• **Goal**: Give an exact transcription of every line, dropping the images.

• **Data lines**:
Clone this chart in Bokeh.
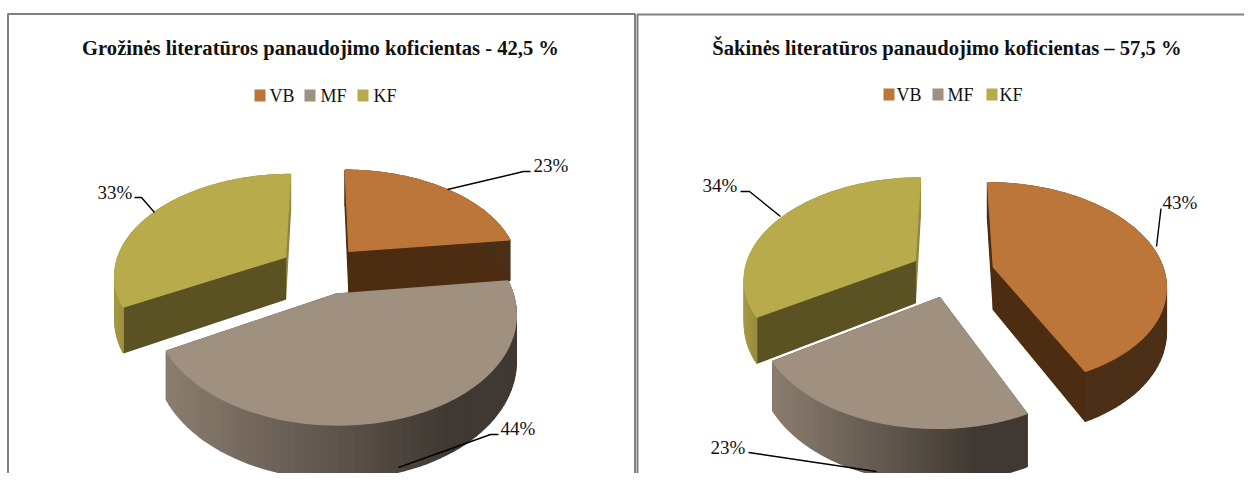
import math
from bokeh.plotting import figure
from bokeh.models import Range1d, ColumnDataSource
from bokeh.core.properties import value
from bokeh.embed import file_html
from bokeh.resources import INLINE

# ---- data ----
categories = ["VB", "MF", "KF"]
values_left = [23, 44, 33]
values_right = [43, 23, 34]
title_left = "Grožinės literatūros panaudojimo koficientas - 42,5 %"
title_right = "Šakinės literatūros panaudojimo koficientas –  57,5 %"
colors = ["#BC763A", "#A09080", "#B8AB4B"]
cut_colors = ["#4C2D12", "#40382F", "#5A5222"]
end_cut_colors = ["#4C2D12", "#40382F", "#8F8540"]

# ---- layout / style ----
WIDTH, HEIGHT = 1244, 473
RX, RY, K, DEPTH, EXPLODE = 171, 100, 0.165, 43, 0.25
RIM_SHADE = [(0.40, 0.40), (0.87, 0.40), (0.90, 0.82)]
FONT = "Liberation Serif"

p = figure(width=WIDTH, height=HEIGHT, output_backend="svg", toolbar_location=None,
           x_range=Range1d(0, WIDTH), y_range=Range1d(HEIGHT, 0), min_border=0,
           background_fill_color="white", border_fill_color="white")
p.axis.visible = False
p.grid.visible = False
p.outline_line_color = None


def shade(hex_color, f):
    r, g, b = [int(hex_color[i:i + 2], 16) for i in (1, 3, 5)]
    return "#%02x%02x%02x" % (int(r * f), int(g * f), int(b * f))


def pie(vals, cx, cy):
    xs, ys, fills = [], [], []

    def add(poly, color):
        xs.append([q[0] for q in poly])
        ys.append([q[1] for q in poly])
        fills.append(color)

    total = float(sum(vals))
    slices, cum = [], 0.0
    for i, v in enumerate(vals):
        a0 = cum / total * 2 * math.pi
        cum += v
        a1 = cum / total * 2 * math.pi
        slices.append((i, a0, a1))

    def apex_v(s):
        m = (s[1] + s[2]) / 2
        return -math.cos(m)

    for i, a0, a1 in sorted(slices, key=apex_v):
        m = (a0 + a1) / 2
        ox, ov = EXPLODE * math.sin(m), -EXPLODE * math.cos(m)

        def pt(X, V, z=0.0):
            w = 1 / (1 - K * V)
            return (cx + RX * X * w, cy + RY * V * w + DEPTH * z * w)

        def rim(t, z=0.0):
            return pt(ox + math.sin(t), ov - math.cos(t), z)

        apex, apex_b = pt(ox, ov), pt(ox, ov, 1)
        # cut faces
        add([apex, rim(a1), rim(a1, 1), apex_b], end_cut_colors[i])
        add([apex, rim(a0), rim(a0, 1), apex_b], cut_colors[i])
        # rim wall with a horizontal gradient
        n = 70
        ts = [a0 + (a1 - a0) * j / n for j in range(n + 1)]
        front = [t for t in ts if -math.cos(t) > -0.25]
        xr = [rim(t)[0] for t in front] or [0, 1]
        lo, hi = min(xr), max(xr)
        fl, fr = RIM_SHADE[i]
        for j in range(n):
            t0, t1 = ts[j], ts[j + 1]
            xm = (rim(t0)[0] + rim(t1)[0]) / 2
            u = min(1, max(0, (xm - lo) / max(hi - lo, 1)))
            c = shade(colors[i], fl + (fr - fl) * min(1, u * 1.25))
            add([rim(t0), rim(t1), rim(t1, 1), rim(t0, 1)], c)
        # top face
        add([apex] + [rim(t) for t in ts], colors[i])

    src = ColumnDataSource(dict(xs=xs, ys=ys, c=fills))
    p.patches("xs", "ys", source=src, fill_color="c", line_color="c", line_width=1.3)


pie(values_left, 321, 269)
pie(values_right, 951.5, 272)

# frames
frame_x = [[7.5, 7.5, 634.5, 634.5], [637, 637, 1244]]
frame_y = [[473, 13.5, 13.5, 473], [473, 14, 14]]
p.multi_line(frame_x, frame_y, line_color="#808080", line_width=2)

# leader lines
lead_x = [[447, 523, 530], [154, 141, 134], [398, 490, 498],
          [1156, 1160.5], [780, 749, 740], [876, 755, 748]]
lead_y = [[189, 171, 171], [212, 197, 197], [467, 434, 434],
          [246, 208], [216, 191, 191], [471, 453, 452]]
p.multi_line(lead_x, lead_y, line_color="#000000", line_width=1.4)


def txt(x, y, s, size, bold=False, align="left"):
    p.text([x], [y], text=[s], text_font=value(FONT), text_font_size=f"{size}px",
           text_font_style="bold" if bold else "normal", text_color="#111111",
           text_align=align, text_baseline="middle")


txt(320, 47, title_left, 20.6, True, "center")
txt(949, 47, title_right, 20.6, True, "center")


def legend(sq_x, text_x, y):
    for i, c in enumerate(categories):
        p.quad(left=[sq_x[i]], right=[sq_x[i] + 11], top=[y - 6], bottom=[y + 6],
               fill_color=colors[i], line_color=None)
        txt(text_x[i], y, c, 18)


legend([254, 304, 357], [269, 320, 373], 95)
legend([883, 932, 986], [896, 947, 999], 94)

pct_left = [f"{v}%" for v in values_left]
pct_right = [f"{v}%" for v in values_right]
txt(533, 165, pct_left[0], 19)
txt(500, 428, pct_left[1], 19)
txt(97, 192, pct_left[2], 19)
txt(1162, 202, pct_right[0], 19)
txt(710, 447, pct_right[1], 19)
txt(702, 185, pct_right[2], 19)

open("out.html", "w").write(file_html(p, INLINE))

• **The response**:
Clone this chart in Bokeh.
import math
from bokeh.plotting import figure
from bokeh.models import Range1d, ColumnDataSource
from bokeh.core.properties import value
from bokeh.embed import file_html
from bokeh.resources import INLINE

# ---- data ----
categories = ["VB", "MF", "KF"]
values_left = [23, 44, 33]
values_right = [43, 23, 34]
title_left = "Grožinės literatūros panaudojimo koficientas - 42,5 %"
title_right = "Šakinės literatūros panaudojimo koficientas –  57,5 %"
colors = ["#BC763A", "#A09080", "#B8AB4B"]
cut_colors = ["#4C2D12", "#40382F", "#5A5222"]
end_cut_colors = ["#4C2D12", "#40382F", "#8F8540"]

# ---- layout / style ----
WIDTH, HEIGHT = 1244, 473
RX, RY, K, DEPTH, EXPLODE = 171, 100, 0.165, 43, 0.25
RIM_SHADE = [(0.40, 0.40), (0.87, 0.40), (0.90, 0.82)]
FONT = "Liberation Serif"

p = figure(width=WIDTH, height=HEIGHT, output_backend="svg", toolbar_location=None,
           x_range=Range1d(0, WIDTH), y_range=Range1d(HEIGHT, 0), min_border=0,
           background_fill_color="white", border_fill_color="white")
p.axis.visible = False
p.grid.visible = False
p.outline_line_color = None


def shade(hex_color, f):
    r, g, b = [int(hex_color[i:i + 2], 16) for i in (1, 3, 5)]
    return "#%02x%02x%02x" % (int(r * f), int(g * f), int(b * f))


def pie(vals, cx, cy):
    xs, ys, fills = [], [], []

    def add(poly, color):
        xs.append([q[0] for q in poly])
        ys.append([q[1] for q in poly])
        fills.append(color)

    total = float(sum(vals))
    slices, cum = [], 0.0
    for i, v in enumerate(vals):
        a0 = cum / total * 2 * math.pi
        cum += v
        a1 = cum / total * 2 * math.pi
        slices.append((i, a0, a1))

    def apex_v(s):
        m = (s[1] + s[2]) / 2
        return -math.cos(m)

    for i, a0, a1 in sorted(slices, key=apex_v):
        m = (a0 + a1) / 2
        ox, ov = EXPLODE * math.sin(m), -EXPLODE * math.cos(m)

        def pt(X, V, z=0.0):
            w = 1 / (1 - K * V)
            return (cx + RX * X * w, cy + RY * V * w + DEPTH * z * w)

        def rim(t, z=0.0):
            return pt(ox + math.sin(t), ov - math.cos(t), z)

        apex, apex_b = pt(ox, ov), pt(ox, ov, 1)
        # cut faces
        add([apex, rim(a1), rim(a1, 1), apex_b], end_cut_colors[i])
        add([apex, rim(a0), rim(a0, 1), apex_b], cut_colors[i])
        # rim wall with a horizontal gradient
        n = 70
        ts = [a0 + (a1 - a0) * j / n for j in range(n + 1)]
        front = [t for t in ts if -math.cos(t) > -0.25]
        xr = [rim(t)[0] for t in front] or [0, 1]
        lo, hi = min(xr), max(xr)
        fl, fr = RIM_SHADE[i]
        for j in range(n):
            t0, t1 = ts[j], ts[j + 1]
            xm = (rim(t0)[0] + rim(t1)[0]) / 2
            u = min(1, max(0, (xm - lo) / max(hi - lo, 1)))
            c = shade(colors[i], fl + (fr - fl) * min(1, u * 1.25))
            add([rim(t0), rim(t1), rim(t1, 1), rim(t0, 1)], c)
        # top face
        add([apex] + [rim(t) for t in ts], colors[i])

    src = ColumnDataSource(dict(xs=xs, ys=ys, c=fills))
    p.patches("xs", "ys", source=src, fill_color="c", line_color="c", line_width=1.3)


pie(values_left, 321, 269)
pie(values_right, 951.5, 272)

# frames
frame_x = [[7.5, 7.5, 634.5, 634.5], [637, 637, 1244]]
frame_y = [[473, 13.5, 13.5, 473], [473, 14, 14]]
p.multi_line(frame_x, frame_y, line_color="#808080", line_width=2)

# leader lines
lead_x = [[447, 523, 530], [154, 141, 134], [398, 490, 498],
          [1156, 1160.5], [780, 749, 740], [876, 755, 748]]
lead_y = [[189, 171, 171], [212, 197, 197], [467, 434, 434],
          [246, 208], [216, 191, 191], [471, 453, 452]]
p.multi_line(lead_x, lead_y, line_color="#000000", line_width=1.4)


def txt(x, y, s, size, bold=False, align="left"):
    p.text([x], [y], text=[s], text_font=value(FONT), text_font_size=f"{size}px",
           text_font_style="bold" if bold else "normal", text_color="#111111",
           text_align=align, text_baseline="middle")


txt(320, 47, title_left, 20.6, True, "center")
txt(949, 47, title_right, 20.6, True, "center")


def legend(sq_x, text_x, y):
    for i, c in enumerate(categories):
        p.quad(left=[sq_x[i]], right=[sq_x[i] + 11], top=[y - 6], bottom=[y + 6],
               fill_color=colors[i], line_color=None)
        txt(text_x[i], y, c, 18)


legend([254, 304, 357], [269, 320, 373], 95)
legend([883, 932, 986], [896, 947, 999], 94)

pct_left = [f"{v}%" for v in values_left]
pct_right = [f"{v}%" for v in values_right]
txt(533, 165, pct_left[0], 19)
txt(500, 428, pct_left[1], 19)
txt(97, 192, pct_left[2], 19)
txt(1162, 202, pct_right[0], 19)
txt(710, 447, pct_right[1], 19)
txt(702, 185, pct_right[2], 19)

open("out.html", "w").write(file_html(p, INLINE))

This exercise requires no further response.